[Start GIVEN DATA]

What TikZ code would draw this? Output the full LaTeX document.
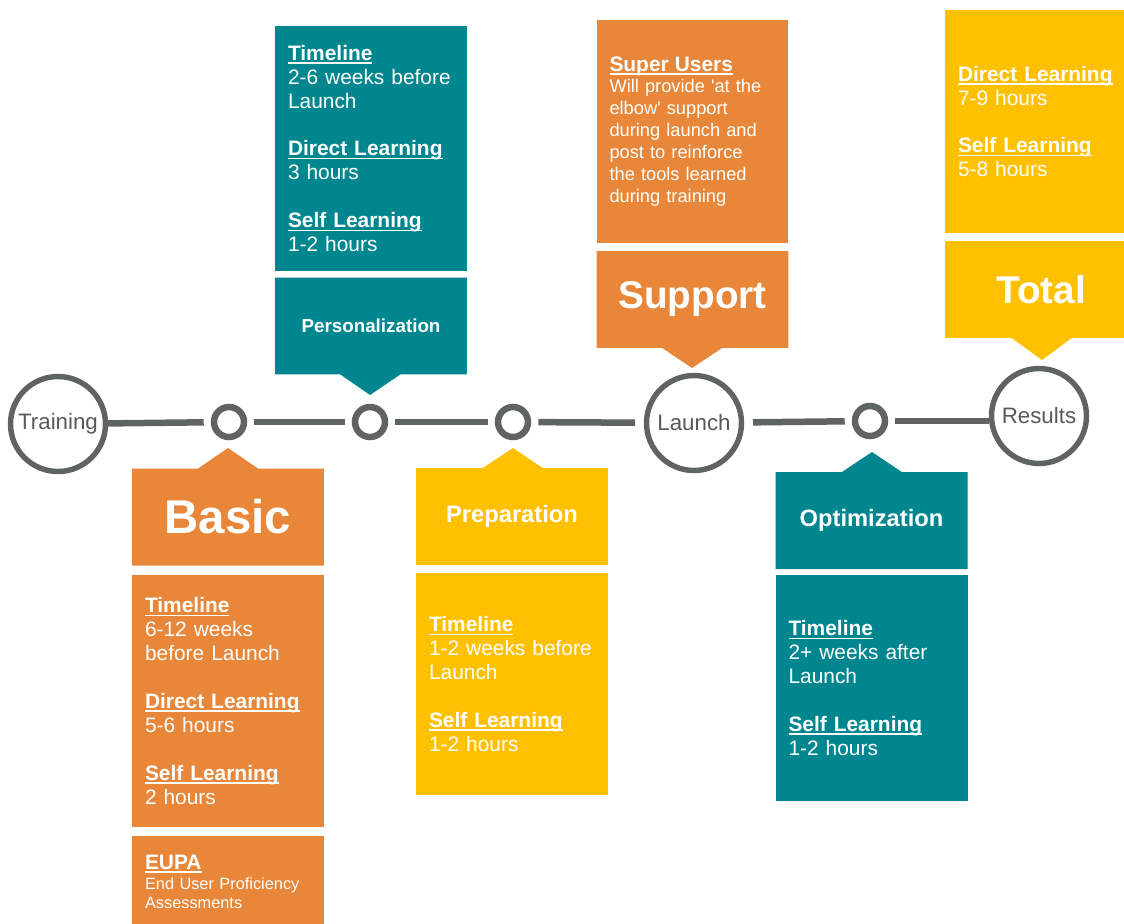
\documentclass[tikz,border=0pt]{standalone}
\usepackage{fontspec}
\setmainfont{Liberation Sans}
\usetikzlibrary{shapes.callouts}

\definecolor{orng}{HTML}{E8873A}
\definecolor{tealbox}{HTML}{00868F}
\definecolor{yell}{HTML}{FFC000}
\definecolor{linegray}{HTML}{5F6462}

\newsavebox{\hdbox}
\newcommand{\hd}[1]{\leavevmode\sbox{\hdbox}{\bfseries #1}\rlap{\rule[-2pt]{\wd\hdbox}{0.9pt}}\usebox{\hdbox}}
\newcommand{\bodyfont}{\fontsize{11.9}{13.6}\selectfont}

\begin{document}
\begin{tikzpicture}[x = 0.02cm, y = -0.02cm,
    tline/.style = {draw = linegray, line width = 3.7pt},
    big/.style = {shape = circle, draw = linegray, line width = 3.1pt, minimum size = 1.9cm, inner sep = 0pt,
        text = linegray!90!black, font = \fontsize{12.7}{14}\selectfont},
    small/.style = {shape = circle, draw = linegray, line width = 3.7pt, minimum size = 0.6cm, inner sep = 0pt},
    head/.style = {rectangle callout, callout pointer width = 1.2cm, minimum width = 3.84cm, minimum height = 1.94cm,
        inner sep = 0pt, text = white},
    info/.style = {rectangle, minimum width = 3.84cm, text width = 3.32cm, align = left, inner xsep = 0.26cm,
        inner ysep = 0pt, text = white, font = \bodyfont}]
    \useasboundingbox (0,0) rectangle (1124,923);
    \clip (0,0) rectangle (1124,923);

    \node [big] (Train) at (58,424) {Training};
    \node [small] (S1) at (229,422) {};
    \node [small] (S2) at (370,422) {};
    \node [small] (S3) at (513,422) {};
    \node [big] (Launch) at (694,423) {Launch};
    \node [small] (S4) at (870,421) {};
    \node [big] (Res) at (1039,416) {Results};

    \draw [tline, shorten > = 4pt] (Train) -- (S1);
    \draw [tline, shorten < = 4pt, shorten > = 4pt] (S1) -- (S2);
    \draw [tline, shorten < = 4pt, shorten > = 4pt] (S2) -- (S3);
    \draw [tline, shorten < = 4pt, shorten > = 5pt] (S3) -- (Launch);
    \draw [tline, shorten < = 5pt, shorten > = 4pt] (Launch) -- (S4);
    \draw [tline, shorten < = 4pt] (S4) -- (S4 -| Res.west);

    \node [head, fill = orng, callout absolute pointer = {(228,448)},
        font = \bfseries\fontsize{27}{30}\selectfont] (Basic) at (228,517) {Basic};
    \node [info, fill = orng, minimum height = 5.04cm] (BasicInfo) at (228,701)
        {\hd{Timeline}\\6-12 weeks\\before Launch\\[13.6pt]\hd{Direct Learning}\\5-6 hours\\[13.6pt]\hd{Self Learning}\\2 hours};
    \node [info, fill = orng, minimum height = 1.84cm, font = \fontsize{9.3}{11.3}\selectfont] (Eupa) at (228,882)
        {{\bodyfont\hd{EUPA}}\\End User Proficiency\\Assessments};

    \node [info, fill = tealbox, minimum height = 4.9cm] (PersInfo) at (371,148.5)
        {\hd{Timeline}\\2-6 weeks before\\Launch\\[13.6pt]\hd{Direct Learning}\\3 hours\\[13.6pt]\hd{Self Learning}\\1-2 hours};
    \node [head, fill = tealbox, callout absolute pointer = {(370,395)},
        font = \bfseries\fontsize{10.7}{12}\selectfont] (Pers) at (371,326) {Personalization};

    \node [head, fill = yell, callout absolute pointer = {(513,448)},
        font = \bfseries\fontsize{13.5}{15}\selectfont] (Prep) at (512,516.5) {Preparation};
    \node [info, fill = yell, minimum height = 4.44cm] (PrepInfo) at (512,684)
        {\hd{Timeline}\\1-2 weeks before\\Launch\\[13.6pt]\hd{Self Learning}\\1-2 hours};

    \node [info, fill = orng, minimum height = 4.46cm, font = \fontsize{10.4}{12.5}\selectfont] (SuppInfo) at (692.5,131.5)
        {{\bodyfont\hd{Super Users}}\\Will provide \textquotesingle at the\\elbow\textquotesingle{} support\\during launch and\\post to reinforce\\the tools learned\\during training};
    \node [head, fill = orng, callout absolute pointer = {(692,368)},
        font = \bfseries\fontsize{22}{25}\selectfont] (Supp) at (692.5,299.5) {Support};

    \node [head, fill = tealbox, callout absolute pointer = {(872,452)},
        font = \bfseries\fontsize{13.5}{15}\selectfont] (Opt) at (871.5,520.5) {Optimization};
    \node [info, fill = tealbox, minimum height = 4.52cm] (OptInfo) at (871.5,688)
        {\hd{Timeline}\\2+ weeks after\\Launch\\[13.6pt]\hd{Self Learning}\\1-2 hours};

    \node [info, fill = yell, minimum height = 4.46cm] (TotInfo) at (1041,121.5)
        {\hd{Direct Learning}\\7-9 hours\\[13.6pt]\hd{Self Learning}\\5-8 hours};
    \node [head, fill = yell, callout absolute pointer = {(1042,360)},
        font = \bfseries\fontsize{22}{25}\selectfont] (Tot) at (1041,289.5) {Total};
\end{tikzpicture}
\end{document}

[End GIVEN DATA]

= REQUIREMENTS =
The material above holds pictures; copy everything else in it exactly.

= OUTPUT OF THE TASK =
What TikZ code would draw this? Output the full LaTeX document.
\documentclass[tikz,border=0pt]{standalone}
\usepackage{fontspec}
\setmainfont{Liberation Sans}
\usetikzlibrary{shapes.callouts}

\definecolor{orng}{HTML}{E8873A}
\definecolor{tealbox}{HTML}{00868F}
\definecolor{yell}{HTML}{FFC000}
\definecolor{linegray}{HTML}{5F6462}

\newsavebox{\hdbox}
\newcommand{\hd}[1]{\leavevmode\sbox{\hdbox}{\bfseries #1}\rlap{\rule[-2pt]{\wd\hdbox}{0.9pt}}\usebox{\hdbox}}
\newcommand{\bodyfont}{\fontsize{11.9}{13.6}\selectfont}

\begin{document}
\begin{tikzpicture}[x = 0.02cm, y = -0.02cm,
    tline/.style = {draw = linegray, line width = 3.7pt},
    big/.style = {shape = circle, draw = linegray, line width = 3.1pt, minimum size = 1.9cm, inner sep = 0pt,
        text = linegray!90!black, font = \fontsize{12.7}{14}\selectfont},
    small/.style = {shape = circle, draw = linegray, line width = 3.7pt, minimum size = 0.6cm, inner sep = 0pt},
    head/.style = {rectangle callout, callout pointer width = 1.2cm, minimum width = 3.84cm, minimum height = 1.94cm,
        inner sep = 0pt, text = white},
    info/.style = {rectangle, minimum width = 3.84cm, text width = 3.32cm, align = left, inner xsep = 0.26cm,
        inner ysep = 0pt, text = white, font = \bodyfont}]
    \useasboundingbox (0,0) rectangle (1124,923);
    \clip (0,0) rectangle (1124,923);

    \node [big] (Train) at (58,424) {Training};
    \node [small] (S1) at (229,422) {};
    \node [small] (S2) at (370,422) {};
    \node [small] (S3) at (513,422) {};
    \node [big] (Launch) at (694,423) {Launch};
    \node [small] (S4) at (870,421) {};
    \node [big] (Res) at (1039,416) {Results};

    \draw [tline, shorten > = 4pt] (Train) -- (S1);
    \draw [tline, shorten < = 4pt, shorten > = 4pt] (S1) -- (S2);
    \draw [tline, shorten < = 4pt, shorten > = 4pt] (S2) -- (S3);
    \draw [tline, shorten < = 4pt, shorten > = 5pt] (S3) -- (Launch);
    \draw [tline, shorten < = 5pt, shorten > = 4pt] (Launch) -- (S4);
    \draw [tline, shorten < = 4pt] (S4) -- (S4 -| Res.west);

    \node [head, fill = orng, callout absolute pointer = {(228,448)},
        font = \bfseries\fontsize{27}{30}\selectfont] (Basic) at (228,517) {Basic};
    \node [info, fill = orng, minimum height = 5.04cm] (BasicInfo) at (228,701)
        {\hd{Timeline}\\6-12 weeks\\before Launch\\[13.6pt]\hd{Direct Learning}\\5-6 hours\\[13.6pt]\hd{Self Learning}\\2 hours};
    \node [info, fill = orng, minimum height = 1.84cm, font = \fontsize{9.3}{11.3}\selectfont] (Eupa) at (228,882)
        {{\bodyfont\hd{EUPA}}\\End User Proficiency\\Assessments};

    \node [info, fill = tealbox, minimum height = 4.9cm] (PersInfo) at (371,148.5)
        {\hd{Timeline}\\2-6 weeks before\\Launch\\[13.6pt]\hd{Direct Learning}\\3 hours\\[13.6pt]\hd{Self Learning}\\1-2 hours};
    \node [head, fill = tealbox, callout absolute pointer = {(370,395)},
        font = \bfseries\fontsize{10.7}{12}\selectfont] (Pers) at (371,326) {Personalization};

    \node [head, fill = yell, callout absolute pointer = {(513,448)},
        font = \bfseries\fontsize{13.5}{15}\selectfont] (Prep) at (512,516.5) {Preparation};
    \node [info, fill = yell, minimum height = 4.44cm] (PrepInfo) at (512,684)
        {\hd{Timeline}\\1-2 weeks before\\Launch\\[13.6pt]\hd{Self Learning}\\1-2 hours};

    \node [info, fill = orng, minimum height = 4.46cm, font = \fontsize{10.4}{12.5}\selectfont] (SuppInfo) at (692.5,131.5)
        {{\bodyfont\hd{Super Users}}\\Will provide \textquotesingle at the\\elbow\textquotesingle{} support\\during launch and\\post to reinforce\\the tools learned\\during training};
    \node [head, fill = orng, callout absolute pointer = {(692,368)},
        font = \bfseries\fontsize{22}{25}\selectfont] (Supp) at (692.5,299.5) {Support};

    \node [head, fill = tealbox, callout absolute pointer = {(872,452)},
        font = \bfseries\fontsize{13.5}{15}\selectfont] (Opt) at (871.5,520.5) {Optimization};
    \node [info, fill = tealbox, minimum height = 4.52cm] (OptInfo) at (871.5,688)
        {\hd{Timeline}\\2+ weeks after\\Launch\\[13.6pt]\hd{Self Learning}\\1-2 hours};

    \node [info, fill = yell, minimum height = 4.46cm] (TotInfo) at (1041,121.5)
        {\hd{Direct Learning}\\7-9 hours\\[13.6pt]\hd{Self Learning}\\5-8 hours};
    \node [head, fill = yell, callout absolute pointer = {(1042,360)},
        font = \bfseries\fontsize{22}{25}\selectfont] (Tot) at (1041,289.5) {Total};
\end{tikzpicture}
\end{document}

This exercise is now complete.